DESCRIPTION OF THE TASK ::
Would you repeat the listing exactly but omit every picture?

═════ DATA EXTRACT ═════

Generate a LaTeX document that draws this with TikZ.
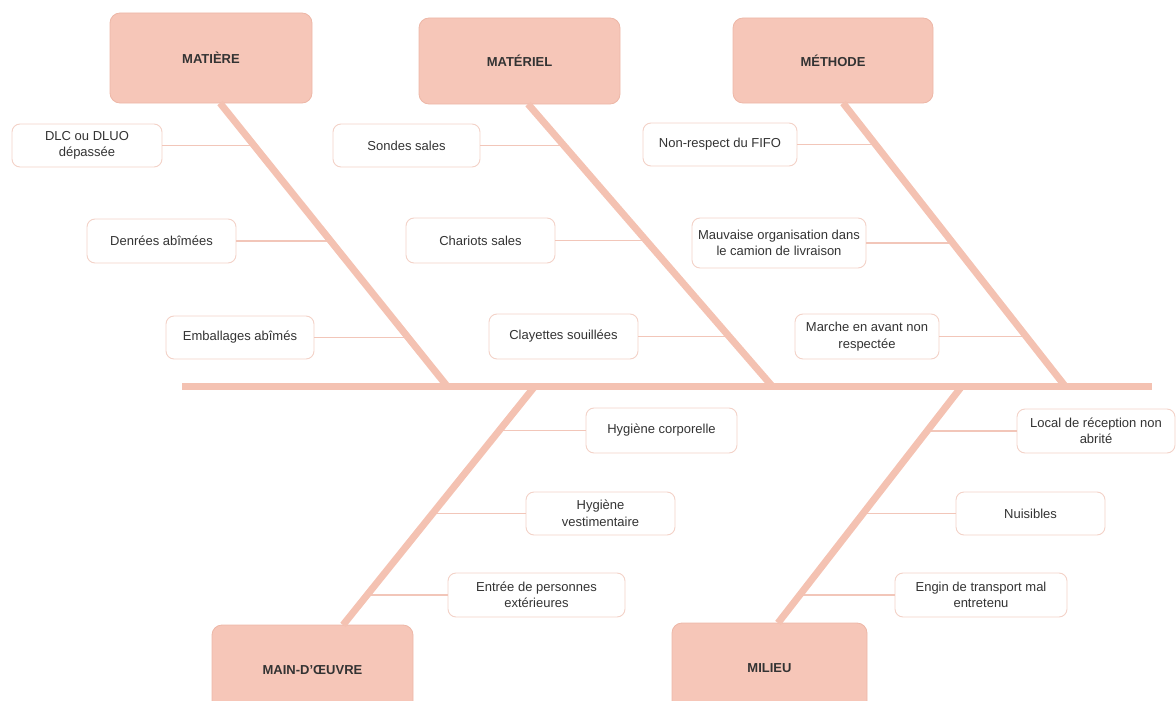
\documentclass[tikz,border=0pt]{standalone}
\usepackage{fontspec}
\setmainfont{Liberation Sans}
\usetikzlibrary{calc}
\definecolor{headfill}{HTML}{F6C6B8}
\definecolor{headdraw}{HTML}{EDB7A7}
\definecolor{bonecol}{HTML}{F4C2B2}
\definecolor{leafdraw}{HTML}{F3D2C8}
\definecolor{linkcol}{HTML}{F2C6B9}
\definecolor{txt}{HTML}{333333}
\begin{document}
\begin{tikzpicture}[x=1pt,y=-1pt,
  head/.style={draw=headdraw,line width=0.8pt,fill=headfill,rounded corners=10pt,
    font=\fontsize{13}{15}\selectfont\bfseries,text=txt,inner sep=0pt},
  leaf/.style={draw=leafdraw,line width=0.9pt,fill=white,rounded corners=8pt,
    font=\fontsize{13}{16.5}\selectfont,text=txt,align=center,inner sep=0pt},
  bone/.style={draw=bonecol,line width=7pt},
  link/.style={draw=linkcol,line width=1.6pt}]
\useasboundingbox (0,0) rectangle (1176,701);
\clip (0,0) rectangle (1176,701);

% heads
\node[head,minimum width=202pt,minimum height=90pt] (mat) at (211,58) {MATIÈRE};
\node[head,minimum width=201pt,minimum height=86pt] (matl) at (519.5,61) {MATÉRIEL};
\node[head,minimum width=200pt,minimum height=85pt] (meth) at (833,60.5) {MÉTHODE};
\node[head,minimum width=201pt,minimum height=90pt] (mo) at (312.5,670) {MAIN-D'ŒUVRE};
\node[head,minimum width=195pt,minimum height=90pt] (mil) at (769.5,668) {MILIEU};

% bone end points
\coordinate (s1) at (182,386);
\coordinate (s2) at (1152,386);
\coordinate (b1t) at (220,103);  \coordinate (b1b) at (447,386);
\coordinate (b2t) at (528,104);  \coordinate (b2b) at (772,386);
\coordinate (b3t) at (843,103);  \coordinate (b3b) at (1065,386);
\coordinate (b4t) at (535,386);  \coordinate (b4b) at (343,625);
\coordinate (b5t) at (962,386);  \coordinate (b5b) at (778,623);

% points on bones
\coordinate (p11) at ($(b1t)!0.148!(b1b)$);
\coordinate (p12) at ($(b1t)!0.488!(b1b)$);
\coordinate (p13) at ($(b1t)!0.827!(b1b)$);
\coordinate (p21) at ($(b2t)!0.145!(b2b)$);
\coordinate (p22) at ($(b2t)!0.489!(b2b)$);
\coordinate (p23) at ($(b2t)!0.826!(b2b)$);
\coordinate (p31) at ($(b3t)!0.148!(b3b)$);
\coordinate (p32) at ($(b3t)!0.498!(b3b)$);
\coordinate (p33) at ($(b3t)!0.823!(b3b)$);
\coordinate (p41) at ($(b4t)!0.192!(b4b)$);
\coordinate (p42) at ($(b4t)!0.540!(b4b)$);
\coordinate (p43) at ($(b4t)!0.883!(b4b)$);
\coordinate (p51) at ($(b5t)!0.198!(b5b)$);
\coordinate (p52) at ($(b5t)!0.544!(b5b)$);
\coordinate (p53) at ($(b5t)!0.890!(b5b)$);

% leaves
\node[leaf,minimum width=150pt,minimum height=43pt] (dlc) at (87,145.5) {DLC ou DLUO\\dépassée};
\node[leaf,minimum width=149pt,minimum height=44pt] (denr) at (161.5,241) {Denrées abîmées};
\node[leaf,minimum width=148pt,minimum height=43pt] (emb) at (240,337.5) {Emballages abîmés};
\node[leaf,minimum width=147pt,minimum height=43pt] (sond) at (406.5,145.5) {Sondes sales};
\node[leaf,minimum width=149pt,minimum height=45pt] (char) at (480.5,240.5) {Chariots sales};
\node[leaf,minimum width=149pt,minimum height=45pt] (clay) at (563.5,336.5) {Clayettes souillées};
\node[leaf,minimum width=154pt,minimum height=43pt] (fifo) at (720,144.5) {Non-respect du FIFO};
\node[leaf,minimum width=174pt,minimum height=50pt] (mauv) at (779,243) {Mauvaise organisation dans\\le camion de livraison};
\node[leaf,minimum width=144pt,minimum height=45pt] (marc) at (867,336.5) {Marche en avant non\\respectée};
\node[leaf,minimum width=151pt,minimum height=45pt] (hcor) at (661.5,430.5) {Hygiène corporelle};
\node[leaf,minimum width=149pt,minimum height=43pt] (hves) at (600.5,513.5) {Hygiène\\vestimentaire};
\node[leaf,minimum width=177pt,minimum height=44pt] (entr) at (536.5,595) {Entrée de personnes\\extérieures};
\node[leaf,minimum width=158pt,minimum height=44pt] (loca) at (1096,431) {Local de réception non\\abrité};
\node[leaf,minimum width=149pt,minimum height=43pt] (nuis) at (1030.5,513.5) {Nuisibles};
\node[leaf,minimum width=172pt,minimum height=44pt] (engi) at (981,595) {Engin de transport mal\\entretenu};

% links
\draw[link] (dlc.east) -- (dlc.east -| p11);
\draw[link] (denr.east) -- (denr.east -| p12);
\draw[link] (emb.east) -- (emb.east -| p13);
\draw[link] (sond.east) -- (sond.east -| p21);
\draw[link] (char.east) -- (char.east -| p22);
\draw[link] (clay.east) -- (clay.east -| p23);
\draw[link] (fifo.east) -- (fifo.east -| p31);
\draw[link] (mauv.east) -- (mauv.east -| p32);
\draw[link] (marc.east) -- (marc.east -| p33);
\draw[link] (hcor.west) -- (hcor.west -| p41);
\draw[link] (hves.west) -- (hves.west -| p42);
\draw[link] (entr.west) -- (entr.west -| p43);
\draw[link] (loca.west) -- (loca.west -| p51);
\draw[link] (nuis.west) -- (nuis.west -| p52);
\draw[link] (engi.west) -- (engi.west -| p53);

% bones
\draw[bone] (s1) -- (s2);
\draw[bone] (b1t) -- (b1b);
\draw[bone] (b2t) -- (b2b);
\draw[bone] (b3t) -- (b3b);
\draw[bone] (b4t) -- (b4b);
\draw[bone] (b5t) -- (b5b);
\end{tikzpicture}
\end{document}
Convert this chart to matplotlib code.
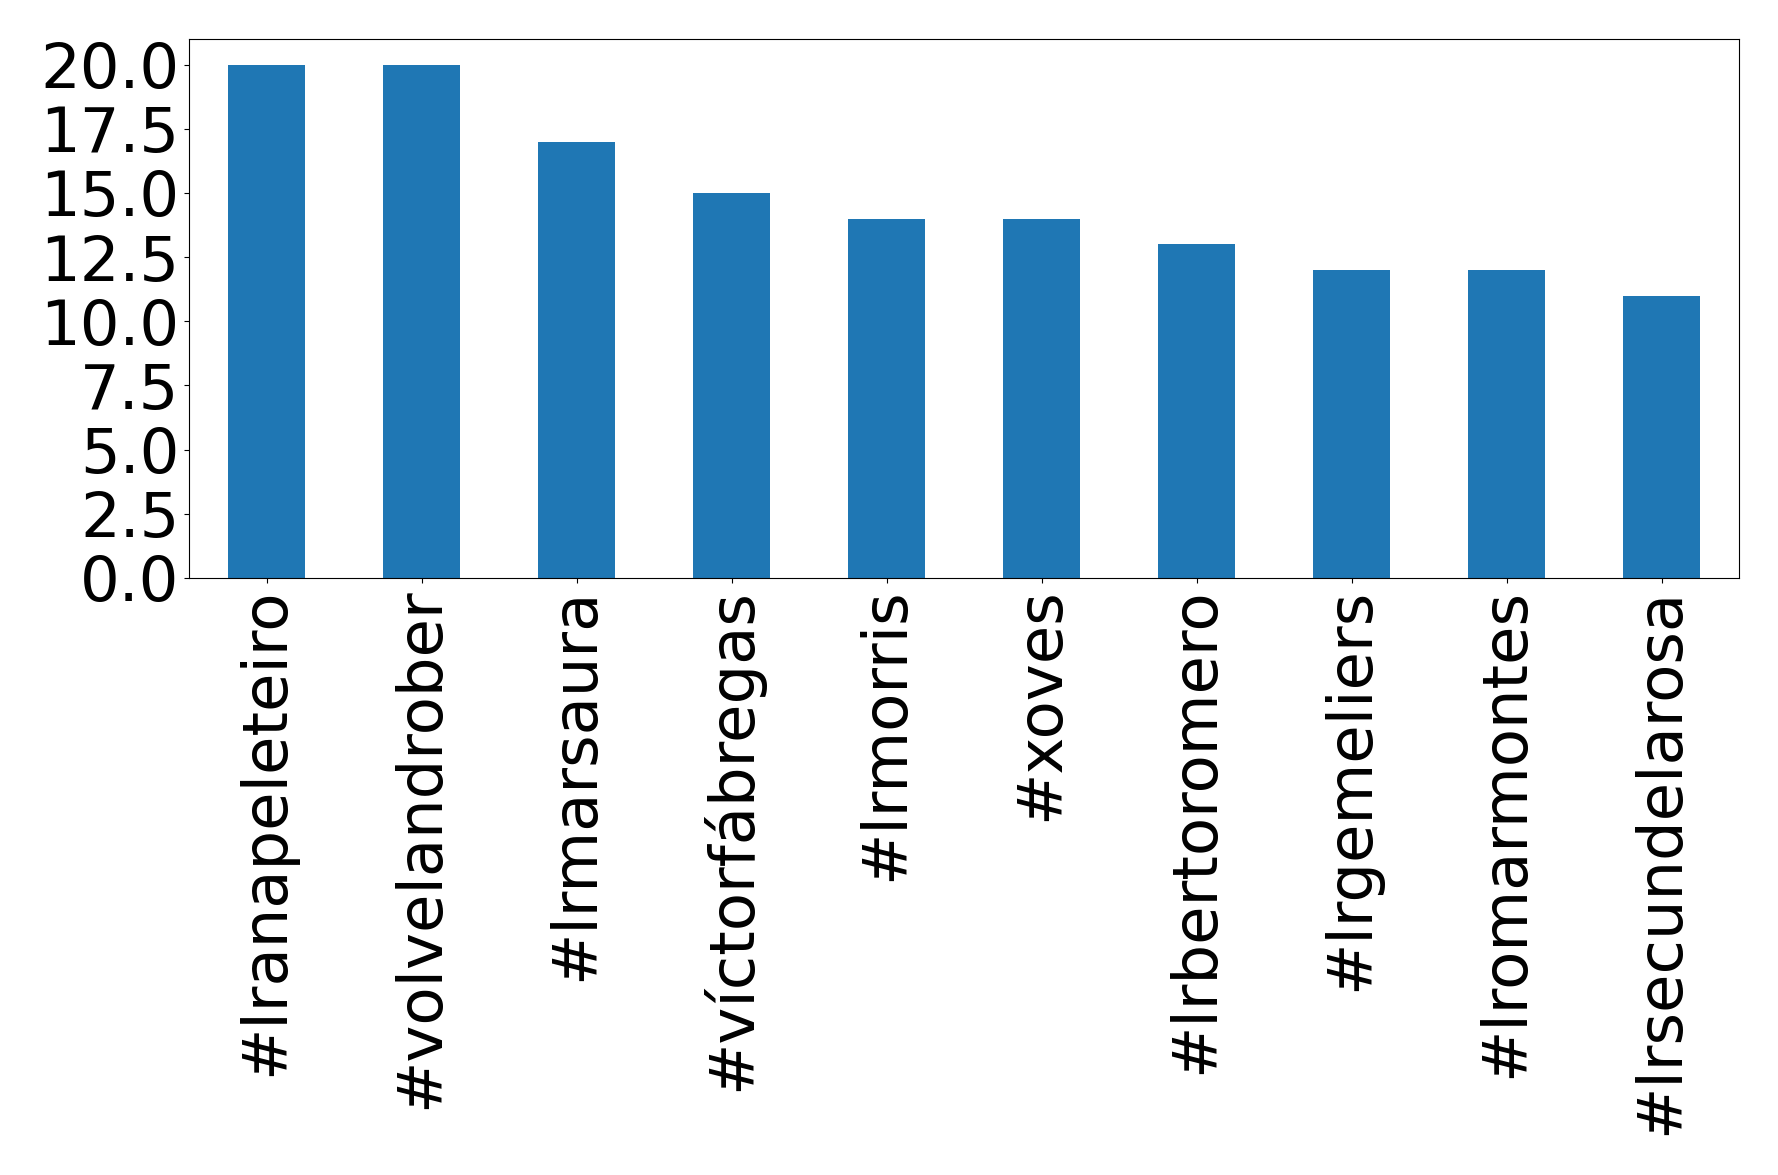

═════

WORKED ANSWER ::
Generate a LaTeX document that draws this with TikZ.
\documentclass[tikz,border=0pt]{standalone}
\usepackage{fontspec}
\setmainfont{Liberation Sans}
\usetikzlibrary{calc}
\definecolor{headfill}{HTML}{F6C6B8}
\definecolor{headdraw}{HTML}{EDB7A7}
\definecolor{bonecol}{HTML}{F4C2B2}
\definecolor{leafdraw}{HTML}{F3D2C8}
\definecolor{linkcol}{HTML}{F2C6B9}
\definecolor{txt}{HTML}{333333}
\begin{document}
\begin{tikzpicture}[x=1pt,y=-1pt,
  head/.style={draw=headdraw,line width=0.8pt,fill=headfill,rounded corners=10pt,
    font=\fontsize{13}{15}\selectfont\bfseries,text=txt,inner sep=0pt},
  leaf/.style={draw=leafdraw,line width=0.9pt,fill=white,rounded corners=8pt,
    font=\fontsize{13}{16.5}\selectfont,text=txt,align=center,inner sep=0pt},
  bone/.style={draw=bonecol,line width=7pt},
  link/.style={draw=linkcol,line width=1.6pt}]
\useasboundingbox (0,0) rectangle (1176,701);
\clip (0,0) rectangle (1176,701);

% heads
\node[head,minimum width=202pt,minimum height=90pt] (mat) at (211,58) {MATIÈRE};
\node[head,minimum width=201pt,minimum height=86pt] (matl) at (519.5,61) {MATÉRIEL};
\node[head,minimum width=200pt,minimum height=85pt] (meth) at (833,60.5) {MÉTHODE};
\node[head,minimum width=201pt,minimum height=90pt] (mo) at (312.5,670) {MAIN-D'ŒUVRE};
\node[head,minimum width=195pt,minimum height=90pt] (mil) at (769.5,668) {MILIEU};

% bone end points
\coordinate (s1) at (182,386);
\coordinate (s2) at (1152,386);
\coordinate (b1t) at (220,103);  \coordinate (b1b) at (447,386);
\coordinate (b2t) at (528,104);  \coordinate (b2b) at (772,386);
\coordinate (b3t) at (843,103);  \coordinate (b3b) at (1065,386);
\coordinate (b4t) at (535,386);  \coordinate (b4b) at (343,625);
\coordinate (b5t) at (962,386);  \coordinate (b5b) at (778,623);

% points on bones
\coordinate (p11) at ($(b1t)!0.148!(b1b)$);
\coordinate (p12) at ($(b1t)!0.488!(b1b)$);
\coordinate (p13) at ($(b1t)!0.827!(b1b)$);
\coordinate (p21) at ($(b2t)!0.145!(b2b)$);
\coordinate (p22) at ($(b2t)!0.489!(b2b)$);
\coordinate (p23) at ($(b2t)!0.826!(b2b)$);
\coordinate (p31) at ($(b3t)!0.148!(b3b)$);
\coordinate (p32) at ($(b3t)!0.498!(b3b)$);
\coordinate (p33) at ($(b3t)!0.823!(b3b)$);
\coordinate (p41) at ($(b4t)!0.192!(b4b)$);
\coordinate (p42) at ($(b4t)!0.540!(b4b)$);
\coordinate (p43) at ($(b4t)!0.883!(b4b)$);
\coordinate (p51) at ($(b5t)!0.198!(b5b)$);
\coordinate (p52) at ($(b5t)!0.544!(b5b)$);
\coordinate (p53) at ($(b5t)!0.890!(b5b)$);

% leaves
\node[leaf,minimum width=150pt,minimum height=43pt] (dlc) at (87,145.5) {DLC ou DLUO\\dépassée};
\node[leaf,minimum width=149pt,minimum height=44pt] (denr) at (161.5,241) {Denrées abîmées};
\node[leaf,minimum width=148pt,minimum height=43pt] (emb) at (240,337.5) {Emballages abîmés};
\node[leaf,minimum width=147pt,minimum height=43pt] (sond) at (406.5,145.5) {Sondes sales};
\node[leaf,minimum width=149pt,minimum height=45pt] (char) at (480.5,240.5) {Chariots sales};
\node[leaf,minimum width=149pt,minimum height=45pt] (clay) at (563.5,336.5) {Clayettes souillées};
\node[leaf,minimum width=154pt,minimum height=43pt] (fifo) at (720,144.5) {Non-respect du FIFO};
\node[leaf,minimum width=174pt,minimum height=50pt] (mauv) at (779,243) {Mauvaise organisation dans\\le camion de livraison};
\node[leaf,minimum width=144pt,minimum height=45pt] (marc) at (867,336.5) {Marche en avant non\\respectée};
\node[leaf,minimum width=151pt,minimum height=45pt] (hcor) at (661.5,430.5) {Hygiène corporelle};
\node[leaf,minimum width=149pt,minimum height=43pt] (hves) at (600.5,513.5) {Hygiène\\vestimentaire};
\node[leaf,minimum width=177pt,minimum height=44pt] (entr) at (536.5,595) {Entrée de personnes\\extérieures};
\node[leaf,minimum width=158pt,minimum height=44pt] (loca) at (1096,431) {Local de réception non\\abrité};
\node[leaf,minimum width=149pt,minimum height=43pt] (nuis) at (1030.5,513.5) {Nuisibles};
\node[leaf,minimum width=172pt,minimum height=44pt] (engi) at (981,595) {Engin de transport mal\\entretenu};

% links
\draw[link] (dlc.east) -- (dlc.east -| p11);
\draw[link] (denr.east) -- (denr.east -| p12);
\draw[link] (emb.east) -- (emb.east -| p13);
\draw[link] (sond.east) -- (sond.east -| p21);
\draw[link] (char.east) -- (char.east -| p22);
\draw[link] (clay.east) -- (clay.east -| p23);
\draw[link] (fifo.east) -- (fifo.east -| p31);
\draw[link] (mauv.east) -- (mauv.east -| p32);
\draw[link] (marc.east) -- (marc.east -| p33);
\draw[link] (hcor.west) -- (hcor.west -| p41);
\draw[link] (hves.west) -- (hves.west -| p42);
\draw[link] (entr.west) -- (entr.west -| p43);
\draw[link] (loca.west) -- (loca.west -| p51);
\draw[link] (nuis.west) -- (nuis.west -| p52);
\draw[link] (engi.west) -- (engi.west -| p53);

% bones
\draw[bone] (s1) -- (s2);
\draw[bone] (b1t) -- (b1b);
\draw[bone] (b2t) -- (b2b);
\draw[bone] (b3t) -- (b3b);
\draw[bone] (b4t) -- (b4b);
\draw[bone] (b5t) -- (b5b);
\end{tikzpicture}
\end{document}
Convert this chart to matplotlib code.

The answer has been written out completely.